I was wondering if you think it's reasonable, using monetdb (or another columnar database) to put all of your data in one big, flat table rather than breaking it up into several related tables.
For example, a database of used cars, flat, might look like:
Make Model Year Color Mileage
Chevy Malibu 2009 orange 102100
Chevy Malibu 2009 orange 98112
Chevy Malibu 2008 orange 210232
Chevy Malibu 2009 pink 150100
Noticing the redundancy in Make-Model-Year-Color, in a SQL database or excel spreadsheet or whatever, you might have two tables like:
mId Make Model Year Color
1 Chevy Malibu 2009 orange
2 Chevy Malibu 2008 orange
3 Chevy Malibu 2009 pink
mId Mileage
1 102100
1 98112
2 210232
3 150100
This helps with the redundancy at the expense of more complex queries and having to think about how to decompose (break up) the tables.

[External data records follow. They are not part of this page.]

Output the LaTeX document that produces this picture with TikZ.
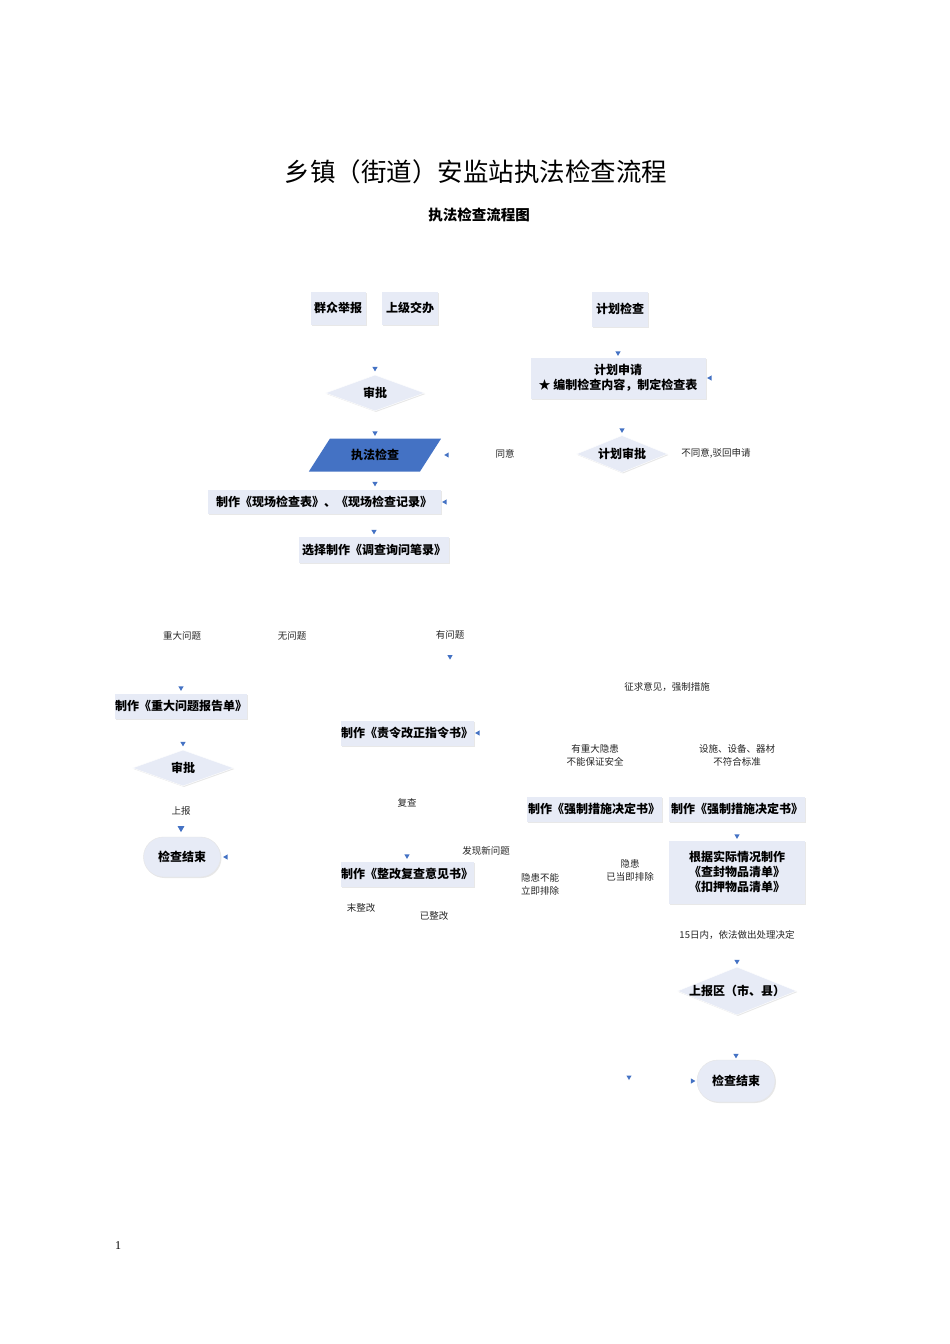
\documentclass[tikz,border=0pt]{standalone}
\usepackage{fontspec}
\setmainfont{Liberation Serif}
\newfontfamily\cjk{Noto Sans CJK SC}
\usetikzlibrary{positioning,shapes.geometric,shapes.misc,shadows}
\definecolor{boxfill}{RGB}{231,235,246}
\definecolor{tipblue}{RGB}{68,114,196}
\newcommand\dtext[1]{\makebox[0pt]{#1}}
\tikzset{
  my box/.style={fill=boxfill,drop shadow={opacity=0.18,shadow xshift=1pt,shadow yshift=-1pt},
    font=\cjk\bfseries\fontsize{12}{15}\selectfont,align=center,inner sep=0pt,minimum height=25pt},
  my diamond/.style={my box,diamond,draw=white},
  my end/.style={my box,rounded rectangle,draw=gray!20,minimum width=77pt,minimum height=40pt},
  my label/.style={font=\cjk\fontsize{9.5}{13}\selectfont,align=center,text=black!85},
  tip/.style={regular polygon,regular polygon sides=3,fill=tipblue,inner sep=0pt,minimum size=6pt},
  tipdown/.style={tip,shape border rotate=180},
  tipleft/.style={tip,shape border rotate=90},
  tipright/.style={tip,shape border rotate=-90}
}

\begin{document}
\begin{tikzpicture}[x=1pt,y=-1pt]
\useasboundingbox[fill=white] (0,0) rectangle (950,1344);

% titles
\node[font=\cjk\fontsize{25.5}{29}\selectfont] (title) at (476,172) {乡镇（街道）安监站执法检查流程};
\node[font=\cjk\bfseries\fontsize{14.5}{17}\selectfont] (subtitle) at (479,215) {执法检查流程图};

% left column
\node[my box,minimum width=55pt,minimum height=33pt] (jubao) at (338,308) {群众举报};
\node[my box,minimum width=56pt,minimum height=33pt] (jiaoban) at (410,308) {上级交办};
\node[my diamond,minimum width=99pt,minimum height=36pt] (shenpi) at (375,393) {\dtext{审批}};
\node[trapezium,trapezium left angle=46,trapezium right angle=134,trapezium stretches=true,
  fill=tipblue,minimum width=133pt,minimum height=33pt,inner sep=0pt,
  font=\cjk\bfseries\fontsize{12}{15}\selectfont] (zhifa) at (375,455) {执法检查};
\node[my box,minimum width=233pt,minimum height=24pt] (xianchang) at (324,502) {制作《现场检查表》、《现场检查记录》};
\node[my box,minimum width=150pt,minimum height=26pt] (xuanze) at (374,550) {选择制作《调查询问笔录》};

% right column
\node[my box,minimum width=56pt,minimum height=35pt] (jihua) at (620,309) {计划检查};
\node[my box,minimum width=175pt,minimum height=41pt] (shenqing) at (618,378) {计划申请\\★\ 编制检查内容，制定检查表};
\node[my diamond,minimum width=91pt,minimum height=37pt] (jhshenpi) at (622,454) {\dtext{计划审批}};
\node[my label] (tongyi) at (505,454) {同意};
\node[my label] (butongyi) at (716,453) {不同意,驳回申请};

% branches
\node[my label] (zhongda) at (182,636) {重大问题};
\node[my label] (wuwenti) at (292,636) {无问题};
\node[my label] (youwenti) at (450,635) {有问题};
\node[my box,minimum width=132pt] (baogao) at (181,706) {制作《重大问题报告单》};
\node[my diamond,minimum width=101pt,minimum height=36pt] (shenpiB) at (183,768) {\dtext{审批}};
\node[my label] (shangbao) at (181,811) {上报};
\node[my end] (endA) at (182,857) {检查结束};

\node[my box,minimum width=133pt] (zeling) at (407,733) {制作《责令改正指令书》};
\node[my label] (fucha) at (407,803) {复查};
\node[my label] (faxian) at (486,851) {发现新问题};
\node[my box,minimum width=133pt] (zhenggai) at (407,874) {制作《整改复查意见书》};
\node[my label] (weizhenggai) at (361,908) {末整改};
\node[my label] (yizhenggai) at (434,916) {已整改};

\node[my label] (zhengqiu) at (667,687) {征求意见，强制措施};
\node[my label] (yinhuan) at (595,755) {有重大隐患\\不能保证安全};
\node[my label] (sheshi) at (737,755) {设施、设备、器材\\不符合标准};
\node[my box,minimum width=135pt] (qiangzhiA) at (594,809) {制作《强制措施决定书》};
\node[my box,minimum width=136pt] (qiangzhiB) at (737,809) {制作《强制措施决定书》};
\node[my label] (buneng) at (540,884) {隐患不能\\立即排除};
\node[my label] (dangji) at (630,870) {隐患\\已当即排除};
\node[my box,minimum width=136pt,minimum height=63pt] (qingdan) at (737,872) {根据实际情况制作\\《查封物品清单》\\《扣押物品清单》};
\node[my label] (shiwuri) at (737,935) {15日内，依法做出处理决定};
\node[my diamond,minimum width=119pt,minimum height=48pt] (quxian) at (737,991) {\dtext{上报区（市、县）}};
\node[my end,minimum width=78pt,minimum height=42pt] (endB) at (736,1081) {检查结束};

% arrow tips
\node[tipdown,above=3pt of shenpi] (t1) {};
\node[tipdown,above=2pt of zhifa] (t2) {};
\node[tipleft,right=13pt of zhifa] (t3) {};
\node[tipdown,above=3pt of xianchang.north -| shenpi] (t4) {};
\node[tipleft,right=1pt of xianchang] (t5) {};
\node[tipdown,above=2pt of xuanze] (t6) {};
\node[tipdown,above=1pt of shenqing] (t7) {};
\node[tipleft,right=1pt of shenqing] (t8) {};
\node[tipdown,above=2pt of jhshenpi] (t9) {};
\node[tipdown,below=12pt of youwenti] (t10) {};
\node[tipdown,above=2pt of baogao] (t11) {};
\node[tipleft,right=1pt of zeling] (t12) {};
\node[tipdown,above=3pt of shenpiB] (t13) {};
\node[tipdown,minimum size=8pt,below=7pt of shangbao] (t14) {};
\node[tipleft,right=2pt of endA] (t15) {};
\node[tipdown,above=2pt of zhenggai] (t16) {};
\node[tipdown,above=1pt of qingdan] (t17) {};
\node[tipdown,above=2pt of quxian] (t18) {};
\node[tipdown,above=1pt of endB] (t19) {};
\node[tipright,left=1pt of endB] (t20) {};
\node[tipdown] (t21) at (629,1077) {};

% page number
\node[font=\fontsize{12}{14}\selectfont] (page) at (118,1246) {1};
\end{tikzpicture}
\end{document}
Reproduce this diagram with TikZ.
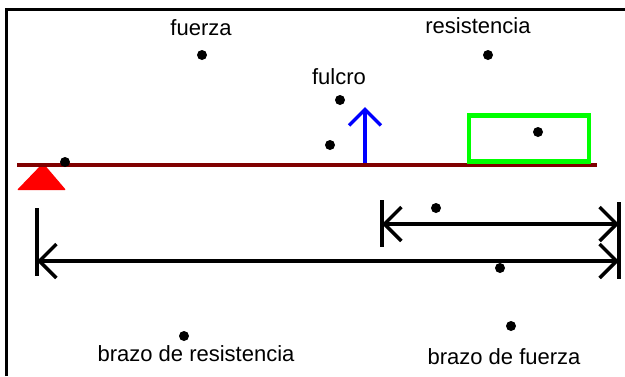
\documentclass[tikz,border=0pt]{standalone}
\usepackage{fontspec}
\setmainfont{Liberation Sans}
\usetikzlibrary{arrows.meta}
\definecolor{beamred}{HTML}{800000}
\definecolor{loadgreen}{HTML}{00FF00}
\tikzset{
  lbl/.style={inner sep=0pt, anchor=base, font=\fontsize{22}{26}\selectfont},
  pt/.style={circle, fill=black, inner sep=0pt, minimum size=10pt},
  frameline/.style={line width=3pt},
  dimline/.style={line width=3.5pt, {Straight Barb[length=17pt,width=34pt,line width=3.5pt]}-{Straight Barb[length=17pt,width=34pt,line width=3.5pt]}},
  tick/.style={line width=3.5pt},
}
\begin{document}
\begin{tikzpicture}[x=1pt,y=-1pt]
\useasboundingbox (0,0) rectangle (625,376);
\fill[white] (0,0) rectangle (625,376);
% frame edges (top and left)
\coordinate (fTL) at (6,9);
\coordinate (fTR) at (625,9);
\coordinate (fBL) at (6,376);
\draw[frameline] (fBL) -- (fTL) -- (fTR);

% support triangle and beam
\fill[red, rounded corners=1pt] (43,163) -- (66,190) -- (17,190) -- cycle;
\coordinate (beamL) at (17,165);
\coordinate (beamR) at (597,165);
\draw[beamred, line width=4pt] (beamL) -- (beamR);

% load box
\node[draw=loadgreen, line width=4.5pt, minimum width=120pt, minimum height=46pt, inner sep=0pt] (load) at (529,138.5) {};

% upward force arrow
\coordinate (upB) at (365,163);
\coordinate (upT) at (365,107);
\draw[blue, line width=3.5pt, -{Straight Barb[length=16pt,width=32pt,line width=3.5pt]}] (upB) -- (upT);

% labels
\node[lbl] (tF) at (201,35) {fuerza};
\node[lbl] (tR) at (478,33) {resistencia};
\node[lbl] (tC) at (339,84) {fulcro};
\node[lbl] (tBR) at (196,361) {brazo de resistencia};
\node[lbl] (tBF) at (504,364) {brazo de fuerza};

% dots
\node[pt] (d1) at (202,55) {};
\node[pt] (d2) at (488,55) {};
\node[pt] (d3) at (340,100) {};
\node[pt] (d4) at (330,145) {};
\node[pt] (d5) at (65,162) {};
\node[pt] (d6) at (538,132) {};
\node[pt] (d7) at (436,208) {};
\node[pt] (d8) at (500,268) {};
\node[pt] (d9) at (184,336) {};
\node[pt] (d10) at (511,326) {};

% dimension ticks
\coordinate (tkA1) at (382,200);
\coordinate (tkA2) at (382,247);
\coordinate (tkB1) at (37,208);
\coordinate (tkB2) at (37,276);
\coordinate (tkC1) at (619,202);
\coordinate (tkC2) at (619,279);
\draw[tick] (tkA1) -- (tkA2);
\draw[tick] (tkB1) -- (tkB2);
\draw[tick] (tkC1) -- (tkC2);

% dimension lines
\coordinate (sA) at (382,224);
\coordinate (sB) at (619,224);
\coordinate (lA) at (37,261);
\coordinate (lB) at (619,261);
\draw[dimline] (sA) -- (sB);
\draw[dimline] (lA) -- (lB);
\end{tikzpicture}
\end{document}
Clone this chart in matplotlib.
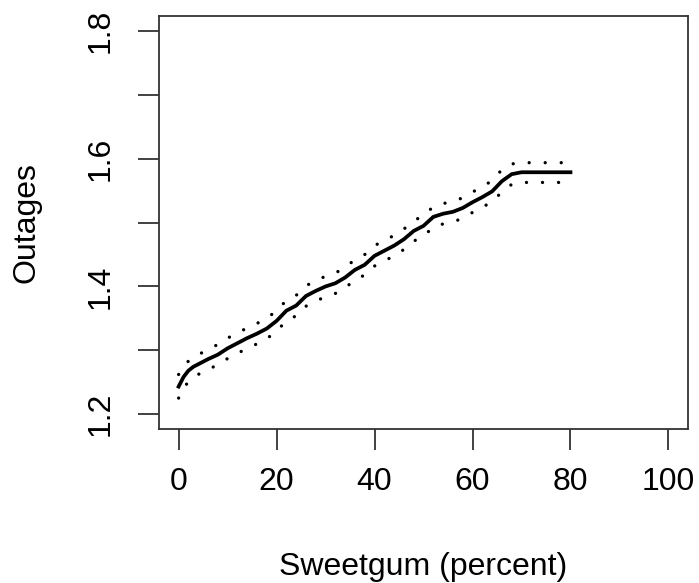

I was reading about columnar databases and monetdb in particular. It seems like, since monetdb compresses columns individually that the redundancy doesn't matter and you could just use the flat table expecting same-or-better performance (query time, disk usage) as a well-decomposed set of relational tables would provide. This saves design effort, but even better lets you completely automate schema design -- by avoiding it.
What do you think? Is there some hidden cost that I'm not seeing?